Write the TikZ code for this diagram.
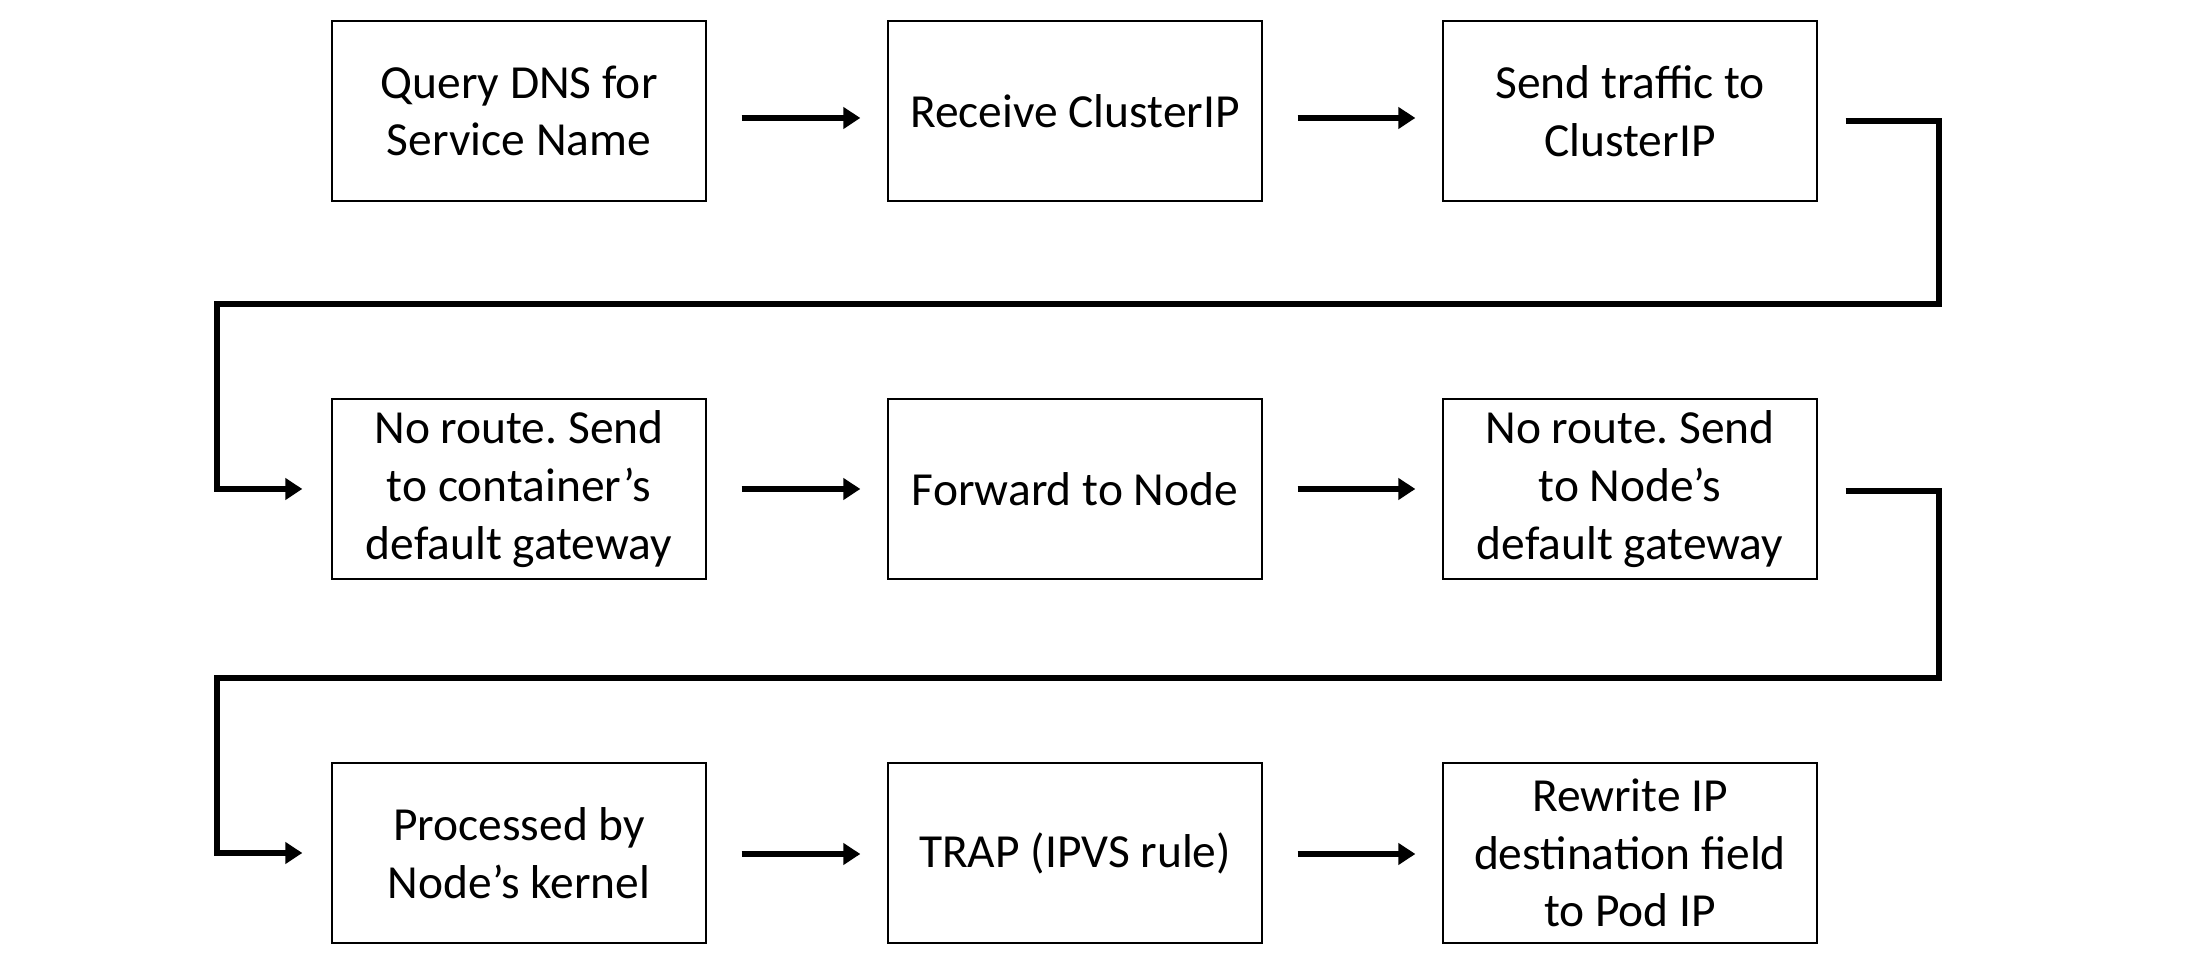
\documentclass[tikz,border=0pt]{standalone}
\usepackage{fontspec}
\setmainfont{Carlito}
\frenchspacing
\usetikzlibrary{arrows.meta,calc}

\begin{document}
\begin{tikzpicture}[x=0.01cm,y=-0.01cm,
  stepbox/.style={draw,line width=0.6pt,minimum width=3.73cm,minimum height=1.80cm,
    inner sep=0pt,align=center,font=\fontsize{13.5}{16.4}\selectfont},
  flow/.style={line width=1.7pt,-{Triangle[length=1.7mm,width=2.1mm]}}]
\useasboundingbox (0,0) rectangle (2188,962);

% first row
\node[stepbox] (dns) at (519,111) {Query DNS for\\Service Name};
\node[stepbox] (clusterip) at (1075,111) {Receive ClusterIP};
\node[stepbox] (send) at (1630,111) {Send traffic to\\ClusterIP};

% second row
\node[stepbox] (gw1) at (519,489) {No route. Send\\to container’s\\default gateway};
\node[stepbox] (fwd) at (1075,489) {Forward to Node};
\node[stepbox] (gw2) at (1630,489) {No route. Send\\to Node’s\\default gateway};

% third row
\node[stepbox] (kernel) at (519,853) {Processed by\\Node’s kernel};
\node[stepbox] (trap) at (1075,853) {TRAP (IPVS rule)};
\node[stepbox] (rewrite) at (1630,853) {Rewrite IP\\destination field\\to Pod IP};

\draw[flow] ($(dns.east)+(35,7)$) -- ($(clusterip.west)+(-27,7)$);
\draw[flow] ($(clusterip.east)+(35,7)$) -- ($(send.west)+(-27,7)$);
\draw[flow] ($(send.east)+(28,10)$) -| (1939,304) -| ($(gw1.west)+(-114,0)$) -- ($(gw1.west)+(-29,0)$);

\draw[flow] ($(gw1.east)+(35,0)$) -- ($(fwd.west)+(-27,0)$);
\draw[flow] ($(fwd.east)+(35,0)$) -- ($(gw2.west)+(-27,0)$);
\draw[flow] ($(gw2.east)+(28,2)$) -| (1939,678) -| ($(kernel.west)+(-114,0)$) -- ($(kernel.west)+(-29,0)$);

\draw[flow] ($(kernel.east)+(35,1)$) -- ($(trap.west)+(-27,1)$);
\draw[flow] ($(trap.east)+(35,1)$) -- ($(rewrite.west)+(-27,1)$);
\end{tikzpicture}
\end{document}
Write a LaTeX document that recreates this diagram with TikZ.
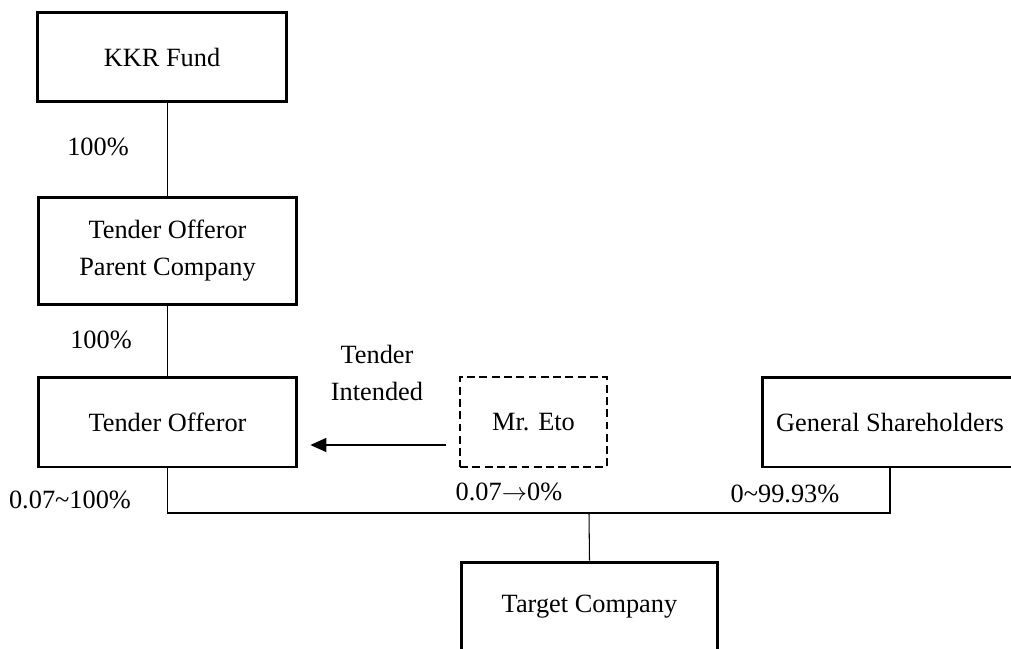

※ ※ ※

-- SET PROBLEM --
Starting at the top of the listing above, please restate word for word each line up to and including the one that holds "(gw2) at (1630,489)", omitting every image.

-- PROBLEM SOLUTION --
Write the TikZ code for this diagram.
\documentclass[tikz,border=0pt]{standalone}
\usepackage{fontspec}
\setmainfont{Carlito}
\frenchspacing
\usetikzlibrary{arrows.meta,calc}

\begin{document}
\begin{tikzpicture}[x=0.01cm,y=-0.01cm,
  stepbox/.style={draw,line width=0.6pt,minimum width=3.73cm,minimum height=1.80cm,
    inner sep=0pt,align=center,font=\fontsize{13.5}{16.4}\selectfont},
  flow/.style={line width=1.7pt,-{Triangle[length=1.7mm,width=2.1mm]}}]
\useasboundingbox (0,0) rectangle (2188,962);

% first row
\node[stepbox] (dns) at (519,111) {Query DNS for\\Service Name};
\node[stepbox] (clusterip) at (1075,111) {Receive ClusterIP};
\node[stepbox] (send) at (1630,111) {Send traffic to\\ClusterIP};

% second row
\node[stepbox] (gw1) at (519,489) {No route. Send\\to container’s\\default gateway};
\node[stepbox] (fwd) at (1075,489) {Forward to Node};
\node[stepbox] (gw2) at (1630,489) {No route. Send\\to Node’s\\default gateway};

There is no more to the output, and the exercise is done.